I found the following on the Differential (infinitesimal) Wikipedia page. First they take a function $f(x)$ and define $x$ as the identity map of $\mathbb{R},$ such that $f(x(p))=f(p).$
The differential $\mathrm{d}f$ (which of course depends on $f$) is then a function whose value at $p$ (usually denoted $df_p$) is not a number, but a linear map from $\mathbb{R}$ to $\mathbb{R}$…
There is more to the quote, but that's easily found on the Wikipedia page.
Anyway, let's say $f(x)=x^2.$ Then for some real $p,$ $df_p=2xdx_p.$ But I'm confused as to how this is a linear map. In particular, what is $dx_p$ here? The Wikipedia page mentioned it's "again just the identity map from $\mathbb{R}$ to $\mathbb{R}$ (a $1\times1$ matrix with entry $1$). But it can't be saying $dx_p=\begin{bmatrix}1\end{bmatrix}$, can it? So, what exactly is $df_p$ as the Wikipedia page describes?
Best Answer
I decided to elaborate on my comment just to address the specific example of $f:\Bbb{R}\to\Bbb{R}$, given by $f(p)=p^2$. Let us use $x:\Bbb{R}\to\Bbb{R}$ as the identity function. Then, one can write \begin{align} df&=2x\,dx \end{align} This is a super condensed notation. So, the first thing we must do is plug in a point $p\in\Bbb{R}$ for where we're calculating the differential. So, we have \begin{align} df_p&=2x(p)\,dx_p= 2p\,dx_p \end{align} Now, notice what everything is, $df_p:\Bbb{R}\to\Bbb{R}$ is a linear transformation.

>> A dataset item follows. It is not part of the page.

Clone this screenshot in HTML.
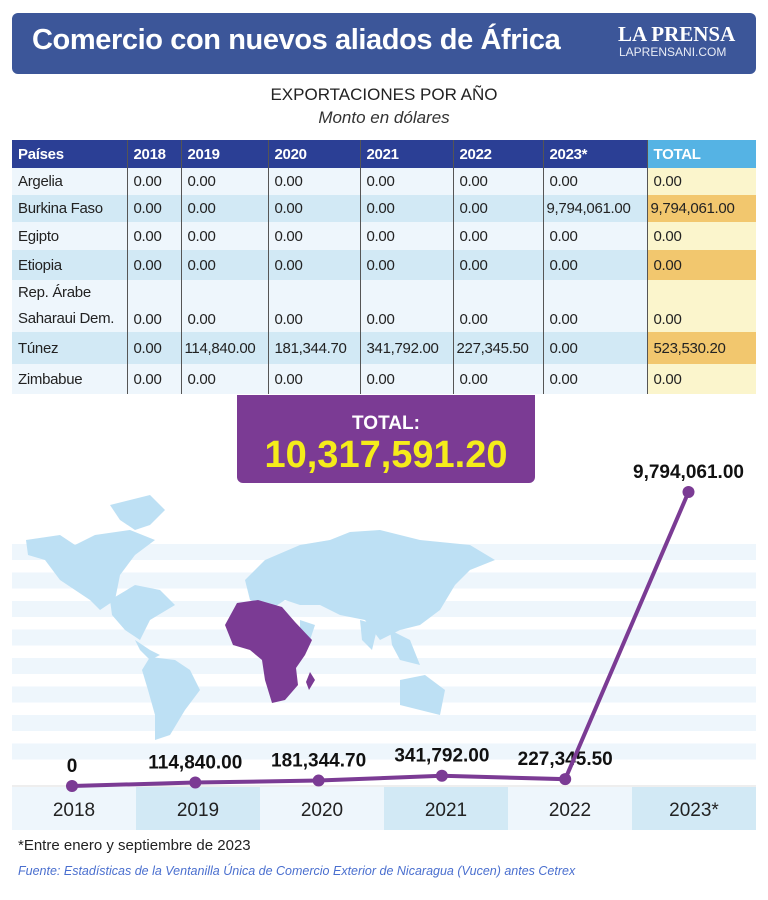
<!DOCTYPE html>
<html><head><meta charset="utf-8"><style>
body{margin:0;width:768px;height:900px;background:#fff;font-family:"Liberation Sans",sans-serif;position:relative;overflow:hidden}
.abs{position:absolute}
table{border-collapse:collapse;position:absolute;left:12px;top:140px;width:744px;font-size:15px;font-family:"Liberation Sans",sans-serif}
td,th{padding:0 0 0 6px;text-align:left;border-left:1px solid #555;color:#222;letter-spacing:-0.3px}
th{background:#2b3f95;color:#fff;height:28px;font-size:15px}
th.tot{background:#55b3e4}
tr.a td{background:#eef6fc}tr.b td{background:#d2e9f5}
td.t{background:#fbf5cc!important}td.o{background:#f2c76e!important}
td:first-child,th:first-child{border-left:none}
</style></head><body>
<div class="abs" style="left:12px;top:13px;width:744px;height:61px;background:#3c5699;border-radius:6px"></div>
<div class="abs" style="left:32px;top:24px;color:#fff;font-size:29px;font-weight:bold;letter-spacing:-0.4px">Comercio con nuevos aliados de África</div>
<div class="abs" style="left:618px;top:22px;color:#fff;font-family:'Liberation Serif',serif;font-size:21px;font-weight:bold">LA PRENSA</div>
<div class="abs" style="left:619px;top:45px;color:#e8ecf6;font-size:12px">LAPRENSANI.COM</div>
<div class="abs" style="left:0;width:768px;text-align:center;top:85px;font-size:17px;color:#222">EXPORTACIONES POR AÑO</div>
<div class="abs" style="left:0;width:768px;text-align:center;top:108px;font-size:17px;font-style:italic;color:#333">Monto en dólares</div>
<table>
<colgroup><col style="width:115px"><col style="width:54px"><col style="width:87px"><col style="width:92px"><col style="width:93px"><col style="width:90px"><col style="width:104px"><col style="width:109px"></colgroup>
<tr><th>Países</th><th>2018</th><th>2019</th><th>2020</th><th>2021</th><th>2022</th><th>2023*</th><th class="tot">TOTAL</th></tr>
<tr class="a" style="height:27px"><td>Argelia</td><td>0.00</td><td>0.00</td><td>0.00</td><td>0.00</td><td>0.00</td><td>0.00</td><td class="t">0.00</td></tr>
<tr class="b" style="height:27px"><td>Burkina Faso</td><td>0.00</td><td>0.00</td><td>0.00</td><td>0.00</td><td>0.00</td><td style="padding-left:3px">9,794,061.00</td><td class="o" style="padding-left:3px">9,794,061.00</td></tr>
<tr class="a" style="height:28px"><td>Egipto</td><td>0.00</td><td>0.00</td><td>0.00</td><td>0.00</td><td>0.00</td><td>0.00</td><td class="t">0.00</td></tr>
<tr class="b" style="height:30px"><td>Etiopia</td><td>0.00</td><td>0.00</td><td>0.00</td><td>0.00</td><td>0.00</td><td>0.00</td><td class="o">0.00</td></tr>
<tr class="a" style="height:50px"><td style="line-height:26px">Rep. Árabe<br>Saharaui Dem.</td><td style="vertical-align:bottom;padding-bottom:4px">0.00</td><td style="vertical-align:bottom;padding-bottom:4px">0.00</td><td style="vertical-align:bottom;padding-bottom:4px">0.00</td><td style="vertical-align:bottom;padding-bottom:4px">0.00</td><td style="vertical-align:bottom;padding-bottom:4px">0.00</td><td style="vertical-align:bottom;padding-bottom:4px">0.00</td><td class="t" style="vertical-align:bottom;padding-bottom:4px">0.00</td></tr>
<tr class="b" style="height:32px"><td>Túnez</td><td>0.00</td><td style="padding-left:3px">114,840.00</td><td>181,344.70</td><td>341,792.00</td><td style="padding-left:3px">227,345.50</td><td>0.00</td><td class="o">523,530.20</td></tr>
<tr class="a" style="height:30px"><td>Zimbabue</td><td>0.00</td><td>0.00</td><td>0.00</td><td>0.00</td><td>0.00</td><td>0.00</td><td class="t">0.00</td></tr>
</table>
<div class="abs" style="left:237px;top:395px;width:298px;height:88px;background:#7b3b94;border-radius:0 0 6px 6px;text-align:center">
<div style="color:#fff;font-weight:bold;font-size:19px;margin-top:18px">TOTAL:</div>
<div style="color:#f5ec1a;font-weight:bold;font-size:38px;line-height:40px">10,317,591.20</div></div>
<svg class="abs" style="left:0;top:0" width="768" height="900">
<g id="stripes"></g>
<g fill="#bde0f4">
<path d="M26,540 L60,535 L75,545 L95,535 L130,530 L155,540 L135,555 L120,575 L115,600 L100,610 L90,600 L60,580 L45,560 L28,555Z"/>
<path d="M110,600 L135,585 L160,590 L175,605 L150,620 L140,640 L125,630 L112,615Z"/>
<path d="M135,640 L150,650 L160,655 L150,660 L140,650Z"/>
<path d="M150,657 L175,660 L190,670 L200,690 L185,710 L170,735 L155,740 L155,715 L148,690 L142,670Z"/>
<path d="M110,505 L150,495 L165,510 L150,525 L135,530 L120,520Z"/>
<path d="M245,580 L265,560 L300,545 L330,540 L350,532 L380,530 L420,540 L470,545 L495,560 L470,570 L455,585 L440,610 L420,625 L400,630 L380,640 L365,620 L340,615 L320,605 L300,605 L285,600 L270,610 L250,600Z"/>
<path d="M360,620 L378,625 L372,650 L362,640Z"/>
<path d="M390,630 L410,640 L420,665 L400,660 L392,645Z"/>
<path d="M400,680 L425,675 L445,690 L440,715 L420,710 L400,705Z"/>
<path d="M300,620 L315,625 L310,640 L300,630Z"/>
</g>
<path fill="#7b3b94" d="M237,603 L258,600 L282,607 L295,622 L312,640 L305,655 L296,668 L298,685 L285,700 L272,703 L265,680 L262,660 L250,650 L233,645 L225,625Z"/>
<path fill="#7b3b94" d="M310,672 L315,680 L309,690 L306,682Z"/>
<rect x="12" y="787" width="744" height="43" fill="#eef6fc"/>
<g id="bands"></g>
<line x1="12" y1="786" x2="756" y2="786" stroke="#ddd"/>
<g id="labels"></g>
<polyline id="line" fill="none" stroke="#7b3b94" stroke-width="4"/>
<g id="points"></g>
</svg>
<div class="abs" style="left:18px;top:837px;font-size:15px;color:#222">*Entre enero y septiembre de 2023</div>
<div class="abs" style="left:18px;top:864px;font-size:12.5px;font-style:italic;color:#4a6fcf">Fuente: Estadísticas de la Ventanilla Única de Comercio Exterior de Nicaragua (Vucen) antes Cetrex</div>
<script>
const years=["2018","2019","2020","2021","2022","2023*"];
const values=[0,114840,181344.7,341792,227345.5,9794061];
const valueLabels=["0","114,840.00","181,344.70","341,792.00","227,345.50","9,794,061.00"];
const NS="http://www.w3.org/2000/svg";
const x=i=>72+i*123.3;
const y=v=>786-v*294/9794061;
const st=document.getElementById('stripes');
for(let k=0;k<8;k++){const r=document.createElementNS(NS,'rect');


r.setAttribute('x',12);r.setAttribute('y',544+k*28.5);r.setAttribute('width',744);r.setAttribute('height',16);r.setAttribute('fill','#eef6fc');st.appendChild(r);}
const bd=document.getElementById('bands'),lb=document.getElementById('labels'),pt=document.getElementById('points');
years.forEach((yr,i)=>{
 if(i%2==1){const r=document.createElementNS(NS,'rect');
 
 
 r.setAttribute('x',12+i*124);r.setAttribute('y',787);r.setAttribute('width',124);r.setAttribute('height',43);r.setAttribute('fill','#d2e9f5');bd.appendChild(r);}
 const t=document.createElementNS(NS,'text');
 
 
 t.setAttribute('x',74+i*124);t.setAttribute('y',816);t.setAttribute('text-anchor','middle');t.setAttribute('font-size','19');t.setAttribute('fill','#222');t.textContent=yr;lb.appendChild(t);
 const v=document.createElementNS(NS,'text');
 
 
 v.setAttribute('x',x(i));v.setAttribute('y',y(values[i])-14);v.setAttribute('text-anchor','middle');v.setAttribute('font-size','19');v.setAttribute('font-weight','bold');v.setAttribute('fill','#111');v.textContent=valueLabels[i];lb.appendChild(v);
 const c=document.createElementNS(NS,'circle');
 
 
 c.setAttribute('cx',x(i));c.setAttribute('cy',y(values[i]));c.setAttribute('r',6);c.setAttribute('fill','#7b3b94');pt.appendChild(c);
});
document.getElementById('line').setAttribute('points',values.map((v,i)=>x(i)+','+y(v)).join(' '));
</script>
</body></html>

On the right, $2p\in\Bbb{R}$ is a number, $dx_p:\Bbb{R}\to\Bbb{R}$ is a linear transformation, so on the right we also have a linear transformation. Linear transformations must eat vectors in their domain to spit out vectors in their target space. In our situation, everything is close to trivial since $\Bbb{R}$ is a 1-dimensional space. So, for any $h\in\Bbb{R}$, we have \begin{align} df_p(h)&=\bigg(2p\,dx_p\bigg)(h)=2p\cdot dx_p(h)=2p\cdot d(\text{id}_{\Bbb{R}})_p(h)=2p\cdot\text{id}_{\Bbb{R}}(h)=2p\cdot h \end{align} i.e $df_p(h)=2ph$. This is the full effect of the differential when we plug in everything.
Also, you asked
No, that's not what it says. As I've emphasized many times now, $dx_p=d(\text{id}_{\Bbb{R}})_p=\text{id}_{\Bbb{R}}$ is a linear transformation $\Bbb{R}\to\Bbb{R}$. But from linear algebra I hope you're comfortable with the idea that once we specify a basis for the domain and target space, we can associate to any linear transformation, a certain matrix. In this case, we choose the basis $\beta_1=\{1\}$ for the domain $\Bbb{R}$, and also the basis $\beta_2=\{1\}$ for the target space $\Bbb{R}$. Then, the matrix representation (which I denote by square brackets around the linear transformation) is \begin{align} [dx_p]_{\beta_1}^{\beta_2}&=\begin{pmatrix} 1\end{pmatrix} \end{align} This is simply saying that the matrix representation of the identity linear transformation (with respect to the same basis on the domain and target) is the $1\times 1$ identity matrix. Hopefully this is obvious from linear algebra.
Finally, I want to emphasize that saying for all $p$, $dx_p=\text{id}_{\Bbb{R}}$ or that for all $p$, $[dx_p]_{\beta_1}^{\beta_2}=\begin{pmatrix} 1\end{pmatrix}$ is entirely equivalent to the statement that for all $p$, $x'(p)=1$.
Notice that in general one ends up (simply by unwinding definitions without any handwaving) that $df=f'\,dx$. This means $df_p(h)=f'(p)\cdot dx_p(h)=f'(p)\cdot h$. So, as you can see, in one-dimension, the object $df$ doesn't tell us a whole lot; we're just multiplying by $f'$ at the appropriate point. The reason this was so trivial in one dimension is because linear algebra in one-dimension is trivial, not because the idea of the differential is trivial.